Engrossing trilogy culminates in battle
Whyte slow but always steady in his retelling of the First War of Scottish Independence
The referendum on Scottish independence held in September was a potent, often galvanizing, reminder of the centuries- long history of resentment and ill use simmering just under the surface of the contemporary Scottish psyche.
The Guardian, the new novel from Kelowna- based writer Jack Whyte, is an equally powerful reminder of those same forces, but from the other end of the timeline, documenting in fictional form the early days of the First War of Scottish Independence in the late 13th century.
The Guardian, the third book in the Guardians Trilogy, draws together the strands of the previous books, which explored the lives of nobleman Robert the Bruce and outlaw William Wallace, Braveheart, as events — some would say destiny — drew them toward their roles in the war. While the third volume is ostensibly focused on Andrew Murray, the story is actually told by Father James Wallace, cousin to the outlaw, who is peripheral to the main flow of history but a frequent participant in ( or at least observer of) the crucial events of the birth of Scotland.
The Guardian chronicles, in the main, four months in 1297, from Wallace’s attack on the garrison at Lanark in May, the success of which ( and the death of the English sheriff at Wallace’s hand) drew men to Wallace’s forces in unprecedented numbers, to the Sept. 11 battle at Stirling Bridge, during which the combined forces of Wallace and Murray routed an English force far superior in numbers, training and equipment.
Despite the power of these historical moments ( and the cinematic force they already enjoy), The Guardian is not a novel of war, nor a thrilling account of battles and violence. It is, rather, a historical novel which gives full weight to the historical aspect. Much of the book is confined to small rooms or tents, secluded encampments and empty roads. This is a novel of planning, of permutations, of talk, and thought.
It is, to be sure, a slow novel, but it is a steady one: it never plods nor is it ever anything less than absorbing. Whyte writes with a clear sense of history as an ongoing chess game, an unending series of plans and strategies, of hopes and disappointments. Yes, there are highstakes flashpoints, and the battle at Stirling Bridge is depicted in a realistic, brutal manner, utterly captivating even as one feels driven to look away from the horror, but there is more to the book than what might refer to as the marquee events of history. It’s wiser than that, and Whyte has the skills as a writer to pull it off with aplomb.
What comes through most clearly in The Guardian is a sense of proportion which is rare in historical fiction. At a human level, Whyte is able to clearly delineate just how personal the events of the First War for Scottish Independence really were, rooted in the intimate betrayals of Edward Plantagenet, who used Scotland for resources and money, while manipulating and corrupting its feudal lords, making them beholden to him even as he stripped away at their holdings and the lives of those in their charge.
Similarly, Whyte captures, without seeming to break a sweat, the sheer scale of war in the 13th century — not only the relatively small number of men involved, but the sheer distances they faced.

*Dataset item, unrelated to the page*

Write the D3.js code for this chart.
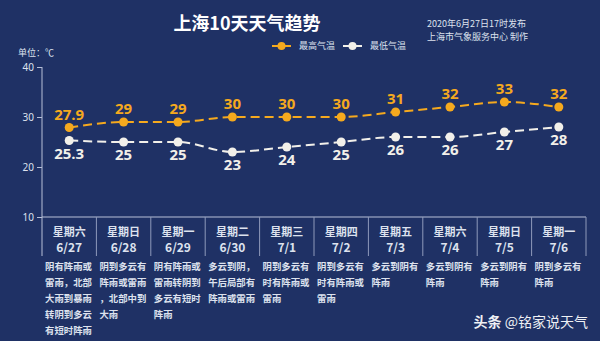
<!DOCTYPE html>
<html>
<head>
<meta charset="utf-8">
<script src="https://cdn.jsdelivr.net/npm/d3@7"></script>
<style>
  html, body { margin: 0; padding: 0; background: #1f3165; }
  svg { display: block; font-family: "Noto Sans CJK SC", "Noto Sans", sans-serif; }
</style>
</head>
<body>
<svg id="chart" width="600" height="341"></svg>
<script>
// data
const weekdays = ['星期六', '星期日', '星期一', '星期二', '星期三', '星期四', '星期五', '星期六', '星期日', '星期一'];
const dates = ['6/27', '6/28', '6/29', '6/30', '7/1', '7/2', '7/3', '7/4', '7/5', '7/6'];
const highTemps = [27.9, 29, 29, 30, 30, 30, 31, 32, 33, 32];
const lowTemps = [25.3, 25, 25, 23, 24, 25, 26, 26, 27, 28];
const descriptions = [
	'阴有阵雨或雷雨，北部大雨到暴雨转阴到多云有短时阵雨',
	'阴到多云有阵雨或雷雨，北部中到大雨',
	'阴有阵雨或雷雨转阴到多云有短时阵雨',
	'多云到阴，午后局部有阵雨或雷雨',
	'阴到多云有时有阵雨或雷雨',
	'阴到多云有时有阵雨或雷雨',
	'多云到阴有阵雨',
	'多云到阴有阵雨',
	'多云到阴有阵雨',
	'阴到多云有阵雨'
];
const yTicks = [10, 20, 30, 40];

const orange = '#f5a91e';
const white = '#f2f0ea';
const textColor = '#dde2ee';

let svg = d3.select('#chart');
let plotLeft = 42, plotRight = 586, plotTop = 67, plotBottom = 217, bandBottom = 256;

let xScale = d3.scaleBand()
	.domain(d3.range(dates.length))
	.range([plotLeft, plotRight]);
let yScale = d3.scaleLinear()
	.domain([10, 40])
	.range([plotBottom, plotTop]);

// title & header
svg.append('text')
	.attr('x', 247).attr('y', 30)
	.attr('text-anchor', 'middle')
	.style('font-size', '18px').style('font-weight', 'bold')
	.style('fill', '#ffffff')
	.text('上海10天天气趋势');
svg.append('text')
	.attr('x', 427).attr('y', 27)
	.style('font-size', '9px').style('fill', textColor)
	.text('2020年6月27日17时发布');
svg.append('text')
	.attr('x', 427).attr('y', 40)
	.style('font-size', '9px').style('fill', textColor)
	.text('上海市气象服务中心 制作');
svg.append('text')
	.attr('x', 18).attr('y', 56)
	.style('font-size', '9px').style('fill', textColor)
	.text('单位：℃');

// legend
let legendItems = [
	{ label: '最高气温', color: orange, x: 272 },
	{ label: '最低气温', color: white, x: 343 }
];
legendItems.forEach(function(item) {
	let g = svg.append('g').attr('transform', 'translate(' + item.x + ',46)');
	g.append('line').attr('x1', 0).attr('x2', 19)
		.style('stroke', item.color).style('stroke-width', 2);
	g.append('circle').attr('cx', 9.5).attr('r', 4).style('fill', item.color);
	g.append('text').attr('x', 27).attr('y', 3)
		.style('font-size', '9px').style('fill', textColor)
		.text(item.label);
});

// y axis
let yAxis = d3.axisLeft(yScale).tickValues(yTicks).tickSize(5).tickPadding(3);
let yAxisG = svg.append('g')
	.attr('transform', 'translate(' + plotLeft + ',0)')
	.call(yAxis);
yAxisG.select('.domain').remove();
yAxisG.selectAll('line').style('stroke', '#b8c0d8');
yAxisG.selectAll('text')
	.style('fill', textColor)
	.style('font-size', '10px')
	.style('font-family', '"Noto Sans", sans-serif');
svg.append('line')
	.attr('x1', plotLeft).attr('x2', plotLeft)
	.attr('y1', plotTop).attr('y2', bandBottom)
	.style('stroke', '#b8c0d8').style('stroke-width', 1);

// day band
svg.append('line')
	.attr('x1', plotLeft).attr('x2', plotRight)
	.attr('y1', plotBottom).attr('y2', plotBottom)
	.style('stroke', '#b8c0d8').style('stroke-width', 1);
svg.selectAll('.sep')
	.data(d3.range(1, dates.length + 1))
	.enter().append('line')
	.attr('x1', d => xScale.step() * d + plotLeft).attr('x2', d => xScale.step() * d + plotLeft)
	.attr('y1', plotBottom).attr('y2', bandBottom)
	.style('stroke', '#8f9abb').style('stroke-width', 1);

let dayG = svg.selectAll('.day')
	.data(dates)
	.enter().append('g')
	.attr('transform', (d, i) => 'translate(' + xScale(i) + ',0)');
dayG.append('text')
	.attr('x', xScale.bandwidth() / 2).attr('y', 236)
	.attr('text-anchor', 'middle')
	.style('font-size', '11px').style('font-weight', 'bold').style('fill', textColor)
	.text((d, i) => weekdays[i]);
dayG.append('text')
	.attr('x', xScale.bandwidth() / 2).attr('y', 252)
	.attr('text-anchor', 'middle')
	.style('font-size', '12px').style('font-weight', 'bold').style('fill', textColor)
	.text(d => d);

// descriptions, 5 characters per line
dayG.each(function(d, i) {
	let chars = Array.from(descriptions[i]);
	let lines = [];
	for (let k = 0; k < chars.length; k += 5)
		lines.push(chars.slice(k, k + 5).join(''));
	d3.select(this).selectAll('.desc')
		.data(lines)
		.enter().append('text')
		.attr('x', 3).attr('y', (l, j) => 270 + j * 16)
		.style('font-size', '9.4px').style('font-weight', 'bold').style('fill', textColor)
		.text(l => l);
});

// lines
let line = d3.line()
	.x((d, i) => xScale(i) + xScale.bandwidth() / 2)
	.y(d => yScale(d))
	.curve(d3.curveMonotoneX);

function drawSeries(values, color, labelOffset) {
	svg.append('path')
		.datum(values)
		.attr('d', line)
		.style('fill', 'none')
		.style('stroke', color)
		.style('stroke-width', 2)
		.style('stroke-dasharray', '9,5');
	svg.selectAll(null)
		.data(values)
		.enter().append('circle')
		.attr('cx', (d, i) => xScale(i) + xScale.bandwidth() / 2)
		.attr('cy', d => yScale(d))
		.attr('r', 4.5)
		.style('fill', color);
	svg.selectAll(null)
		.data(values)
		.enter().append('text')
		.attr('x', (d, i) => xScale(i) + xScale.bandwidth() / 2)
		.attr('y', d => yScale(d) + labelOffset)
		.attr('text-anchor', 'middle')
		.style('font-family', '"Open Sans", "Noto Sans", sans-serif')
		.style('font-size', '15px').style('font-weight', 'bold')
		.style('fill', color)
		.text(d => d);
}
drawSeries(highTemps, orange, -8);
drawSeries(lowTemps, white, 18);

// watermark
let wm = svg.append('text')
	.attr('x', 588).attr('y', 327)
	.attr('text-anchor', 'end')
	.style('font-size', '14px').style('fill', '#eef0f4');
wm.append('tspan').style('font-weight', 'bold').text('头条 ');
wm.append('tspan').text('@铭家说天气');
</script>
</body>
</html>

As Father James Wallace is deployed from revolutionary centre to revolutionary centre, Whyte depicts the vastness of a country not only without modern technologies but without, in large part, roads connecting major centres.
All of this adds up to a novel which is both captivating and transporting, plunging the reader into an utterly alien world of conflict, the repercussions of which are being felt to the present day.
The Guardian, however, does leave the reader with one question: that can’t really be it, can it?
Having brought William Wallace and Robert the Bruce to their first major triumph at Stirling, Whyte has completed the narrative he set out to write, but there is so much left to tell. Thankfully, Whyte has intimated online that “this book, though it marks the completion of a trilogy, is a long way from the end of the story, so I’ll keep plugging away at it until it’s finished.”
Good news, indeed.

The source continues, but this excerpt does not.